◆ GIVEN MATERIAL
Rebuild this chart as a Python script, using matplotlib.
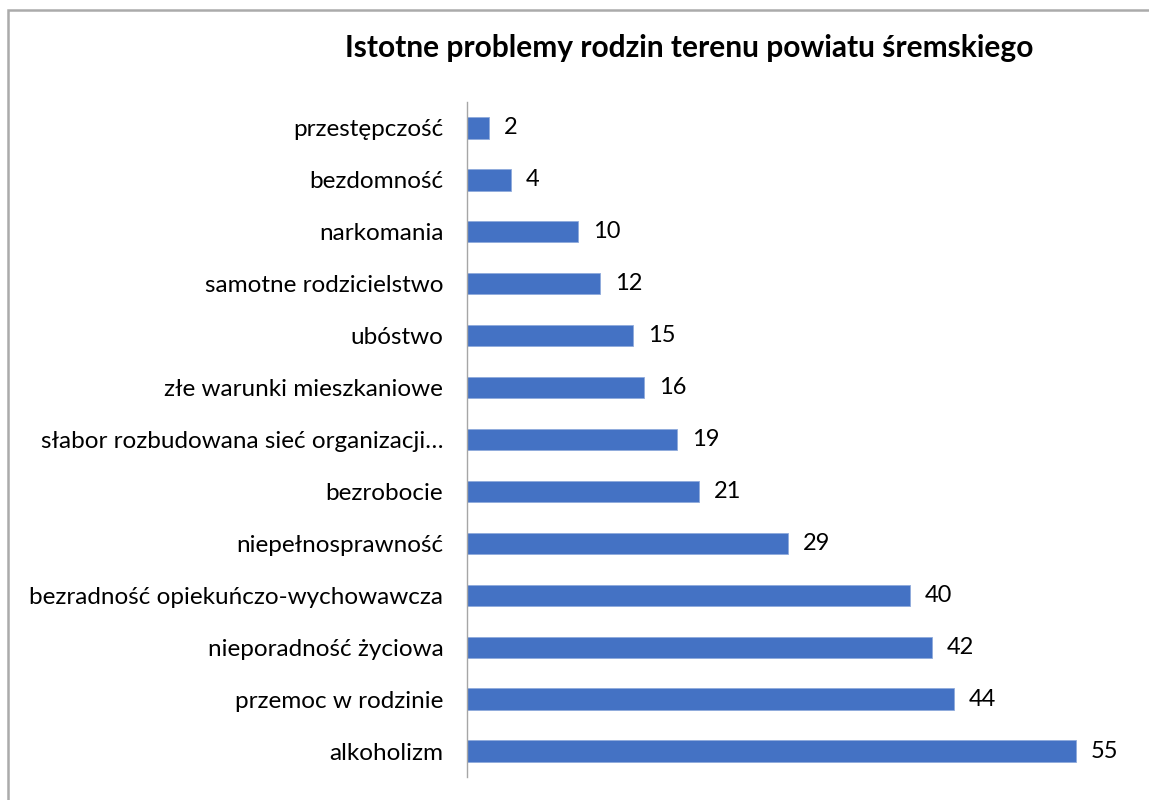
import matplotlib.pyplot as plt
from matplotlib.patches import Rectangle

categories = [
    "alkoholizm",
    "przemoc w rodzinie",
    "nieporadność życiowa",
    "bezradność opiekuńczo-wychowawcza",
    "niepełnosprawność",
    "bezrobocie",
    "słabor rozbudowana sieć organizacji…",
    "złe warunki mieszkaniowe",
    "ubóstwo",
    "samotne rodzicielstwo",
    "narkomania",
    "bezdomność",
    "przestępczość",
]
values = [55, 44, 42, 40, 29, 21, 19, 16, 15, 12, 10, 4, 2]
title = "Istotne problemy rodzin terenu powiatu śremskiego"

plt.rcParams['font.family'] = ['Lato', 'DejaVu Sans']

fig = plt.figure(figsize=(11.49, 8), dpi=100)
ax = fig.add_axes([0.4064, 0.02875, 0.58, 0.84375])

y = range(len(categories))
ax.barh(y, values, height=0.41, color='#4472C4', edgecolor='#8FAADC', linewidth=0.6)
for i, v in enumerate(values):
    ax.text(v + 1.35, i, str(v), va='center', ha='left', fontsize=17, color='black')

ax.set_yticks(list(y))
ax.set_yticklabels(categories, fontsize=17.5)
ax.set_ylim(-0.5, len(categories) - 0.5)
ax.set_xlim(0, (0.58 * 1149) / 11.07)
ax.set_xticks([])
ax.tick_params(axis='y', length=0, pad=17)
for s in ['top', 'right', 'bottom']:
    ax.spines[s].set_visible(False)
ax.spines['left'].set_color('#A6A6A6')
ax.spines['left'].set_linewidth(1.0)

fig.text(0.5996, 0.94, title, ha='center', va='center', fontsize=21.5, fontweight='bold')

# outer chart border (only top and left visible in the crop)
fig.patches.append(Rectangle((8 / 1149, -0.1), 1.2, 1.0875,
                             transform=fig.transFigure, fill=False,
                             edgecolor='#ABABAB', linewidth=1.8))

fig.savefig('out.png', dpi=100)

◆ TASK INSTRUCTIONS
Repeat the listing verbatim. Skip the pictures.

◆ SOLUTION
Rebuild this chart as a Python script, using matplotlib.
import matplotlib.pyplot as plt
from matplotlib.patches import Rectangle

categories = [
    "alkoholizm",
    "przemoc w rodzinie",
    "nieporadność życiowa",
    "bezradność opiekuńczo-wychowawcza",
    "niepełnosprawność",
    "bezrobocie",
    "słabor rozbudowana sieć organizacji…",
    "złe warunki mieszkaniowe",
    "ubóstwo",
    "samotne rodzicielstwo",
    "narkomania",
    "bezdomność",
    "przestępczość",
]
values = [55, 44, 42, 40, 29, 21, 19, 16, 15, 12, 10, 4, 2]
title = "Istotne problemy rodzin terenu powiatu śremskiego"

plt.rcParams['font.family'] = ['Lato', 'DejaVu Sans']

fig = plt.figure(figsize=(11.49, 8), dpi=100)
ax = fig.add_axes([0.4064, 0.02875, 0.58, 0.84375])

y = range(len(categories))
ax.barh(y, values, height=0.41, color='#4472C4', edgecolor='#8FAADC', linewidth=0.6)
for i, v in enumerate(values):
    ax.text(v + 1.35, i, str(v), va='center', ha='left', fontsize=17, color='black')

ax.set_yticks(list(y))
ax.set_yticklabels(categories, fontsize=17.5)
ax.set_ylim(-0.5, len(categories) - 0.5)
ax.set_xlim(0, (0.58 * 1149) / 11.07)
ax.set_xticks([])
ax.tick_params(axis='y', length=0, pad=17)
for s in ['top', 'right', 'bottom']:
    ax.spines[s].set_visible(False)
ax.spines['left'].set_color('#A6A6A6')
ax.spines['left'].set_linewidth(1.0)

fig.text(0.5996, 0.94, title, ha='center', va='center', fontsize=21.5, fontweight='bold')

# outer chart border (only top and left visible in the crop)
fig.patches.append(Rectangle((8 / 1149, -0.1), 1.2, 1.0875,
                             transform=fig.transFigure, fill=False,
                             edgecolor='#ABABAB', linewidth=1.8))

fig.savefig('out.png', dpi=100)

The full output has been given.